After being delayed for nearly four years, Mumbai’s Development Plan (DP), which will determine the city’s land use and infrastructure development for the coming 20 years, has finally come into action. Besides generating 8 million jobs and 1 million affordable houses, the plan will significantly change the skyline of the city.
As crucial as it is, the Development Control and Promotional Regulation (DCPR) has been highly criticised, stated Maharashtra Chief Minister Devendra Fadnavis while addressing the press at a National Real Estate Development Council (NAREDCO) event. “However, what has given DCPR appreciation is how it has been dealt with. The level of transparency adopted by the DCPR when it was finalised has satisfied everyone,” he added. “And this was achievable only because of Ajoy Mehta.”

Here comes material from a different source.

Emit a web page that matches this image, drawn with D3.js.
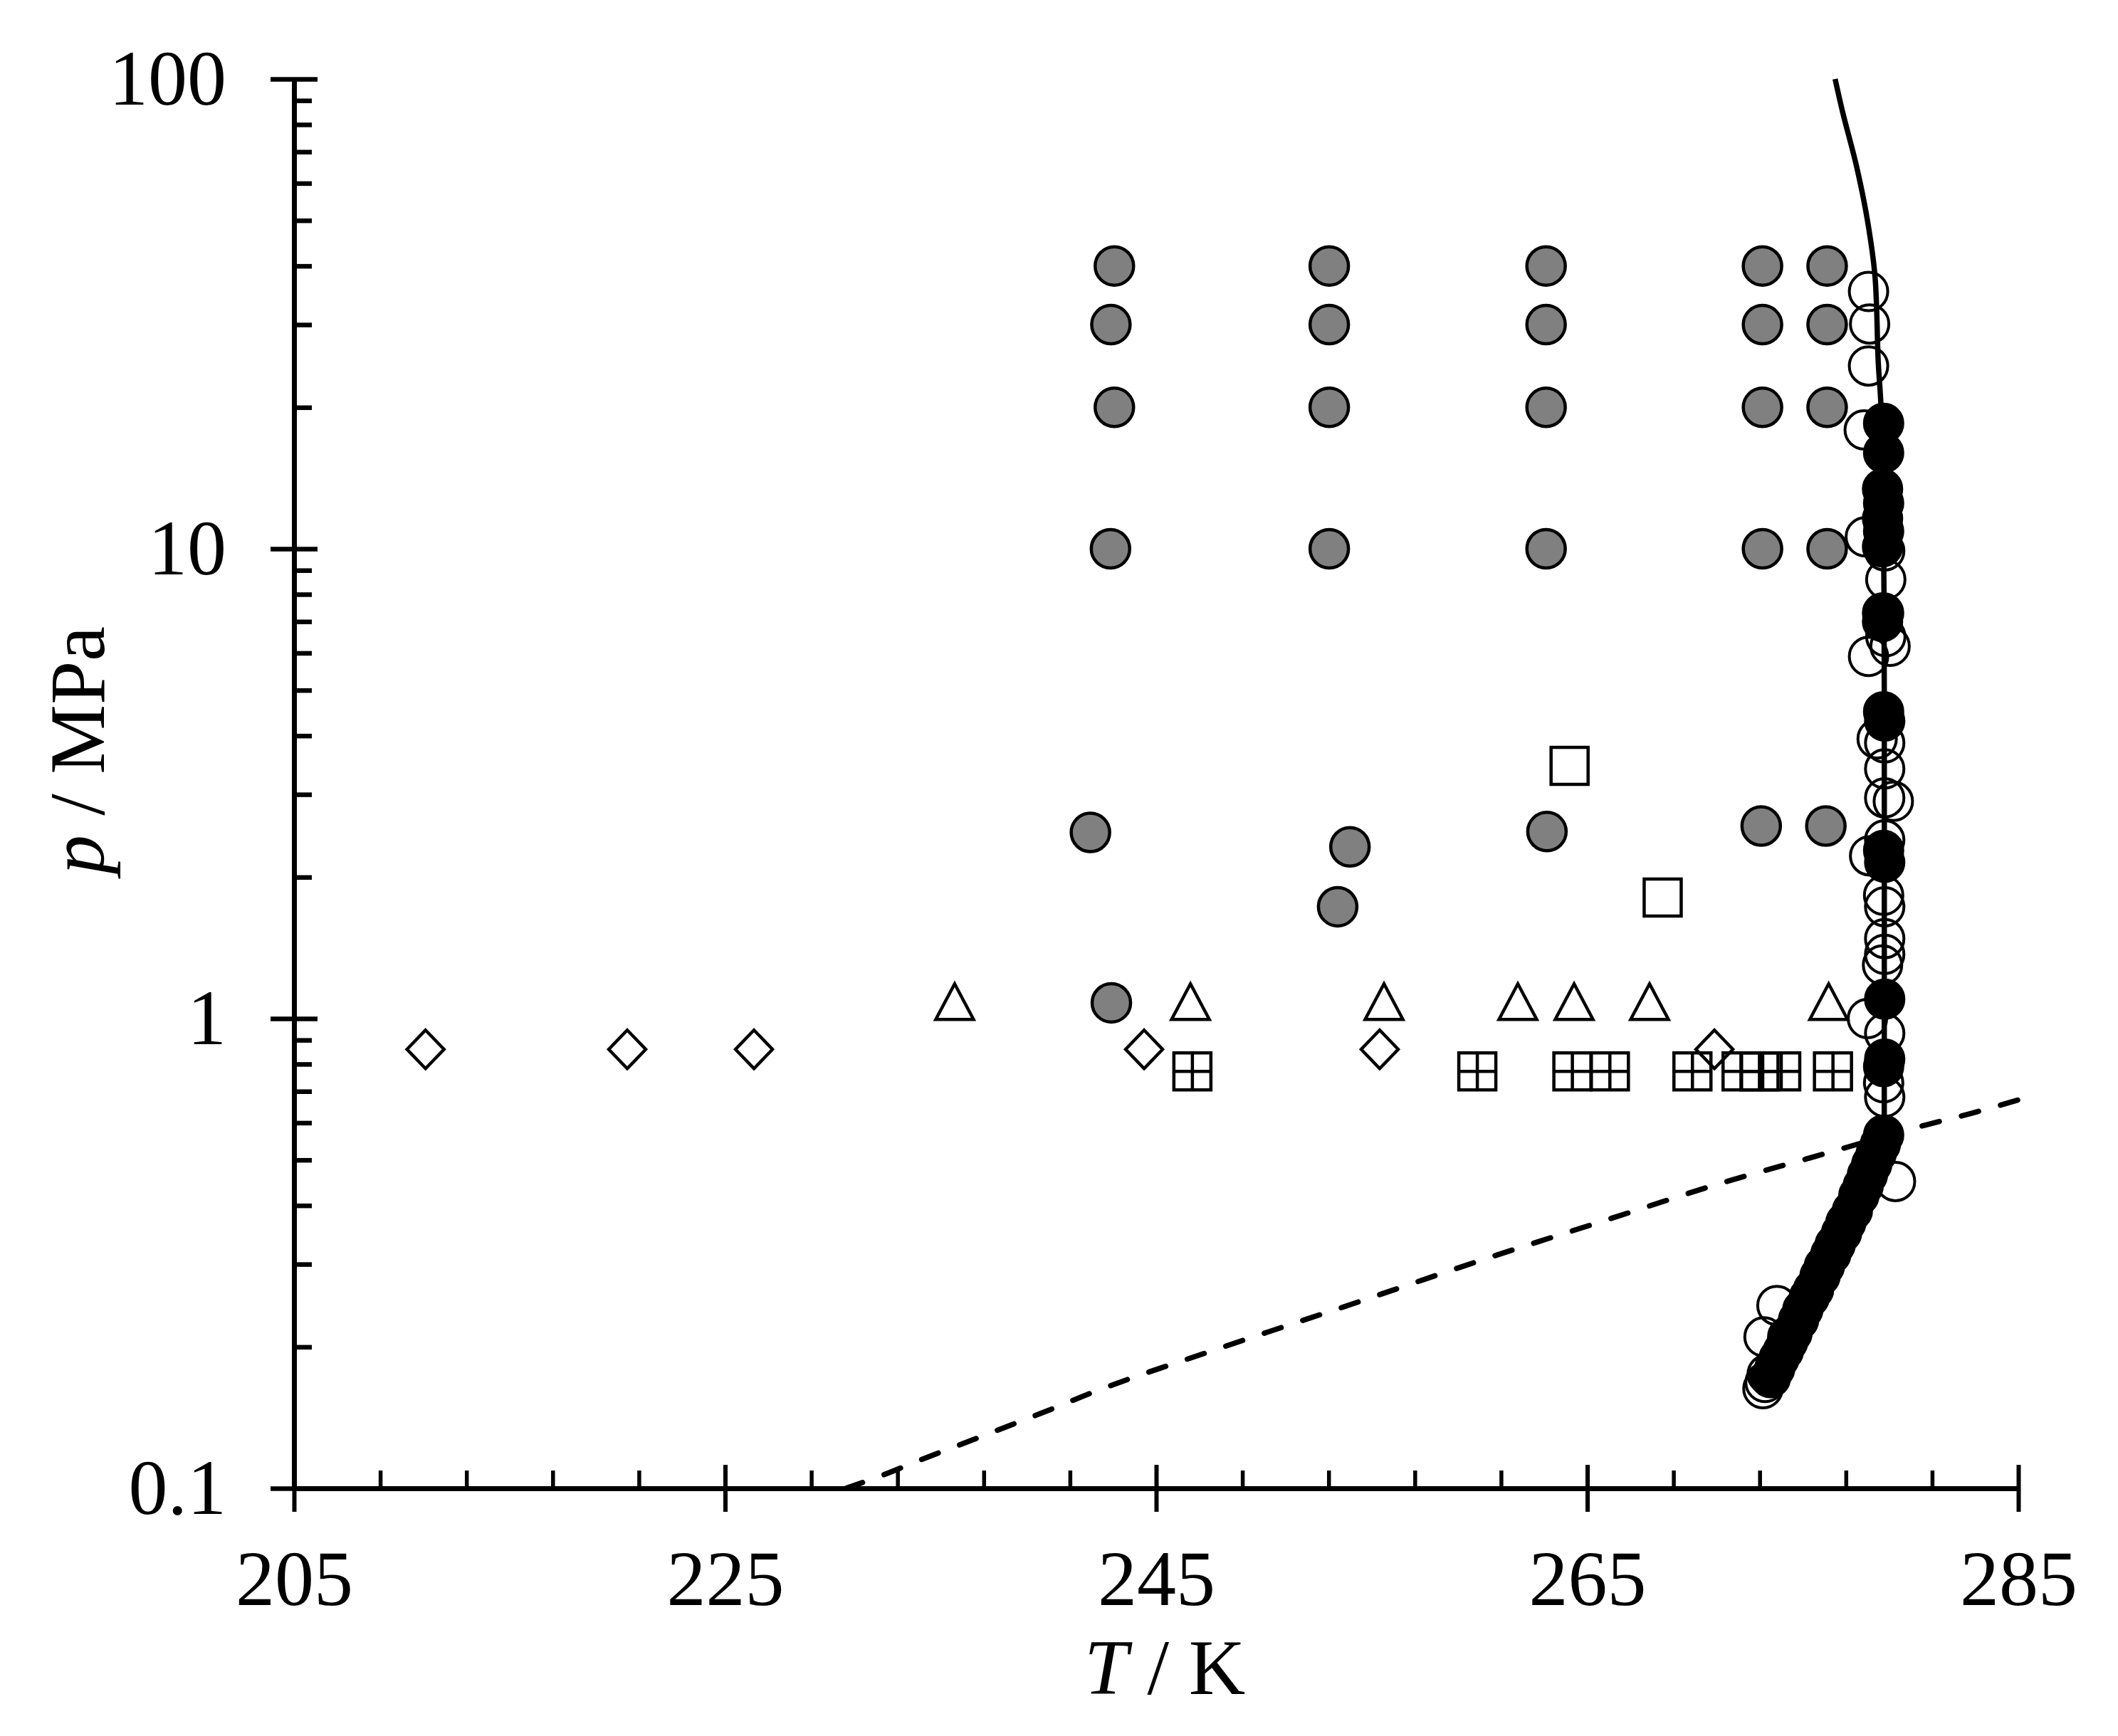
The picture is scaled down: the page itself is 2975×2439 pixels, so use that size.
<!DOCTYPE html>
<html>
<head>
<meta charset="utf-8">
<script src="https://cdn.jsdelivr.net/npm/d3@7"></script>
<style>
  html, body { margin: 0; padding: 0; background: #fff; }
  svg { display: block; }
  text { font-family: "Liberation Serif", "Times New Roman", serif; fill: #000; }
</style>
</head>
<body>
<div id="chart"></div>
<script>
'use strict';

// axis ticks
const xMajor = [205, 225, 245, 265, 285];
const yMajor = [0.1, 1, 10, 100];
const yLabels = ['0.1', '1', '10', '100'];

// grey filled circles
const grayT = [243.06, 242.90, 243.06, 242.88, 242.92, 241.95,
               253.03, 253.03, 253.03, 253.03, 253.99, 253.42,
               263.09, 263.09, 263.09, 263.09, 263.13,
               273.13, 273.13, 273.13, 273.13, 273.07,
               276.13, 276.13, 276.13, 276.13, 276.07];
const grayP = [40, 30, 20, 10, 1.08, 2.49,
               40, 30, 20, 10, 2.32, 1.73,
               40, 30, 20, 10, 2.50,
               40, 30, 20, 10, 2.57,
               40, 30, 20, 10, 2.57];

// black filled circles
const blackT = [278.75, 278.75, 278.70, 278.75, 278.70, 278.75, 278.70,
                278.75, 278.70, 278.75, 278.80, 278.75, 278.80, 278.80, 278.80, 278.75,
                273.5, 273.7, 273.9, 274.1, 274.3, 274.5, 274.8, 275.0, 275.3, 275.5,
                275.8, 276.0, 276.3, 276.5, 276.8, 277.0, 277.3, 277.6, 277.8, 278.0,
                278.2, 278.4, 278.6, 278.75];
const blackP = [18.5, 16.0, 13.4, 12.5, 11.6, 10.9, 10.1,
                7.3, 7.0, 4.5, 4.3, 2.28, 2.15, 1.10, 0.82, 0.79,
                0.172, 0.180, 0.189, 0.196, 0.205, 0.214, 0.228, 0.240, 0.255, 0.265,
                0.283, 0.297, 0.315, 0.330, 0.350, 0.368, 0.390, 0.420, 0.440, 0.465,
                0.490, 0.515, 0.540, 0.565];

// open circles
const openT = [278.05, 278.10, 278.05, 277.85, 277.90, 278.80, 278.85, 278.70,
               278.05, 279.05, 278.85, 278.80, 278.45, 278.80, 279.20, 278.80,
               278.80, 278.10, 278.75, 278.80, 278.80, 278.80, 278.70, 278.00,
               278.80, 278.75, 278.80, 279.30,
               273.15, 273.25, 273.35, 273.20, 273.80, 274.30];
const openP = [35.3, 30.1, 24.5, 17.9, 10.6, 9.9, 8.6, 7.3,
               5.9, 6.2, 6.5, 3.86, 3.94, 3.4, 2.9, 2.95,
               2.4, 2.22, 1.83, 1.73, 1.48, 1.37, 1.30, 1.00,
               0.93, 0.73, 0.68, 0.45,
               0.163, 0.168, 0.175, 0.210, 0.245, 0.210];

// open triangles
const triT = [235.65, 246.59, 255.57, 261.78, 264.39, 267.89, 276.20];
const triP = [1.09, 1.09, 1.09, 1.09, 1.09, 1.09, 1.09];

// open diamonds
const diaT = [211.10, 220.46, 226.34, 244.44, 255.37, 270.90];
const diaP = [0.86, 0.86, 0.86, 0.86, 0.86, 0.86];

// squares with cross
const plusT = [246.68, 259.90, 264.31, 266.05, 269.88, 272.16, 272.99, 274.00, 276.40];
const plusP = [0.772, 0.772, 0.772, 0.772, 0.772, 0.772, 0.772, 0.772, 0.772];

// open squares
const sqT = [264.18, 268.50];
const sqP = [3.45, 1.81];

// solid line
const lineT = [276.50, 276.85, 277.50, 278.00, 278.35, 278.50, 278.63, 278.75, 278.78, 278.78, 278.78];
const lineP = [100, 85, 65, 50, 38, 25, 20, 10, 5, 1, 0.565];

// dashed line
const dashT = [230.6, 232.35, 233.97, 235.9, 238.1, 240.0, 241.9, 247.7, 254.0, 260.0, 266.0, 271.4, 275.2, 280.8, 282.8, 285.0];
const dashP = [0.100, 0.1068, 0.1145, 0.1238, 0.1355, 0.1465, 0.159, 0.197, 0.246, 0.305, 0.374, 0.449, 0.503, 0.595, 0.628, 0.671];

const width = 2975;
const height = 2439;

const svg = d3.select('#chart').append('svg')
    .attr('width', width)
    .attr('height', height);

const x = d3.scaleLinear().domain([205, 285]).range([413, 2835]);
const y = d3.scaleLog().domain([0.1, 100]).range([2091, 111]);

const xMinor = d3.range(205, 285, 4).filter(v => xMajor.indexOf(v) < 0);
const yMinor = y.ticks().filter(v => yMajor.indexOf(v) < 0);

function zip(a, b) {
    return a.map((v, i) => [v, b[i]]);
}

// lines
svg.append('path')
    .datum(zip(lineT, lineP))
    .attr('fill', 'none')
    .attr('stroke', '#000')
    .attr('stroke-width', 7.5)
    .attr('d', d3.line().x(d => x(d[0])).y(d => y(d[1])).curve(d3.curveCatmullRom));

svg.append('path')
    .datum(zip(dashT, dashP))
    .attr('fill', 'none')
    .attr('stroke', '#000')
    .attr('stroke-width', 7.5)
    .attr('stroke-linecap', 'round')
    .attr('stroke-dasharray', '25 32')
    .attr('d', d3.line().x(d => x(d[0])).y(d => y(d[1])).curve(d3.curveMonotoneX));

// marker shapes
const shapes = {
    circle: { draw(c) { c.moveTo(27, 0); c.arc(0, 0, 27, 0, 2 * Math.PI); } },
    diamond: { draw(c) { c.moveTo(0, -27); c.lineTo(26, 0); c.lineTo(0, 27); c.lineTo(-26, 0); c.closePath(); } },
    triangle: { draw(c) { c.moveTo(0, -24); c.lineTo(26.5, 26); c.lineTo(-26.5, 26); c.closePath(); } },
    square: { draw(c) { c.rect(-26, -26, 52, 52); } },
    plusSquare: { draw(c) {
        c.rect(-26, -26, 52, 52);
        c.moveTo(0, -26); c.lineTo(0, 26);
        c.moveTo(-26, 0); c.lineTo(26, 0);
    } }
};

function drawSeries(Ts, Ps, shape, fill, sw) {
    svg.append('g').selectAll('path')
        .data(zip(Ts, Ps))
        .join('path')
        .attr('transform', d => 'translate(' + x(d[0]) + ',' + y(d[1]) + ')')
        .attr('d', d3.symbol().type(shape))
        .attr('fill', fill)
        .attr('stroke', '#000')
        .attr('stroke-width', sw);
}

drawSeries(openT, openP, shapes.circle, 'none', 4);
drawSeries(blackT, blackP, shapes.circle, '#000', 4);
drawSeries(grayT, grayP, shapes.circle, '#808080', 4.5);
drawSeries(triT, triP, shapes.triangle, 'none', 4.5);
drawSeries(diaT, diaP, shapes.diamond, 'none', 4.5);
drawSeries(plusT, plusP, shapes.plusSquare, 'none', 4.5);
drawSeries(sqT, sqP, shapes.square, 'none', 4.5);

// axes
function styleAxis(g, sw) {
    g.selectAll('.tick line').attr('stroke', '#000').attr('stroke-width', sw);
    g.select('.domain').attr('stroke', '#000').attr('stroke-width', 7);
}

const xAxisG = svg.append('g').attr('transform', 'translate(0,' + y(0.1) + ')');
xAxisG.call(d3.axisBottom(x).tickValues(xMajor).tickSize(33).tickSizeOuter(0).tickFormat(d3.format('d')));
styleAxis(xAxisG, 6);
xAxisG.selectAll('text')
    .attr('y', 164)
    .attr('dy', null)
    .attr('font-size', 110)
    .attr('font-family', '"Liberation Serif", "Times New Roman", serif');

const xInner = svg.append('g').attr('transform', 'translate(0,' + y(0.1) + ')');
xInner.call(d3.axisBottom(x).tickValues(xMajor).tickSize(-33).tickSizeOuter(0).tickFormat(''));
xInner.select('.domain').remove();
styleAxis(xInner, 6);

const xMinorG = svg.append('g').attr('transform', 'translate(0,' + y(0.1) + ')');
xMinorG.call(d3.axisBottom(x).tickValues(xMinor).tickSize(-25).tickSizeOuter(0).tickFormat(''));
xMinorG.select('.domain').remove();
styleAxis(xMinorG, 5.5);

const yAxisG = svg.append('g').attr('transform', 'translate(' + x(205) + ',0)');
yAxisG.call(d3.axisLeft(y).tickValues(yMajor).tickSize(33).tickSizeOuter(0).tickPadding(62)
    .tickFormat((d, i) => yLabels[i]));
styleAxis(yAxisG, 6.5);
yAxisG.selectAll('text')
    .attr('font-size', 110)
    .attr('font-family', '"Liberation Serif", "Times New Roman", serif');

const yInner = svg.append('g').attr('transform', 'translate(' + x(205) + ',0)');
yInner.call(d3.axisLeft(y).tickValues(yMajor).tickSize(-33).tickSizeOuter(0).tickFormat(''));
yInner.select('.domain').remove();
styleAxis(yInner, 6.5);

const yMinorG = svg.append('g').attr('transform', 'translate(' + x(205) + ',0)');
yMinorG.call(d3.axisLeft(y).tickValues(yMinor).tickSize(-25).tickSizeOuter(0).tickFormat(''));
yMinorG.select('.domain').remove();
styleAxis(yMinorG, 6.5);

// axis titles
const xTitle = svg.append('text')
    .attr('x', 1636)
    .attr('y', 2380)
    .attr('text-anchor', 'middle')
    .attr('font-size', 110);
xTitle.append('tspan').attr('font-style', 'italic').text('T');
xTitle.append('tspan').text(' / K');

const yTitle = svg.append('text')
    .attr('transform', 'translate(146,1054) rotate(-90)')
    .attr('text-anchor', 'middle')
    .attr('font-size', 110);
yTitle.append('tspan').attr('font-style', 'italic').text('p');
yTitle.append('tspan').text(' / MPa');
</script>
</body>
</html>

As reported, the DCPR for 2034 talks of utilising salt pan lands for affordable housing. Of 3,355 hectare in a no-development zone, BMC has earmarked 2,100 hectare as well as 330 hectare of salt pan land for affordable housing. Besides, it is also expected to create theatres, museums, parks, playgrounds, theme gardens, old-age homes and shelters for the homeless. Calling the DCPR collective wisdom, the Chief Minister said, “I think it is one of the most sustainable types of DCPR, where the needs of Mumbai have been taken care of without compromising on the sustainability of the city.”
To generate more jobs, the DP has reportedly given incentives to commercial structures to have extra floorspace index (FSI); subject to road width, extra FSI will also be granted to residential buildings. “The DCPR 2034 has opened new doors of opportunities for developers with the introduction of new norms, including increase in FSI for office development, creation of smart cities, slum rehabilitation, linking of permissible FSI to road and adoption of RERA definition of carpet area,” said Rajan Bandelkar, President, NAREDCO West.
For his part, Shishir Baijal, Chairman & Managing Director, Knight Frank, said, “With the release of DCPR 2034, the last level of uncertainty has ended. The developer community can now progress with confidence. The current DCPR 2034 has several positives and is a step in the right direction. However, we believe that there will be areas to work on further.”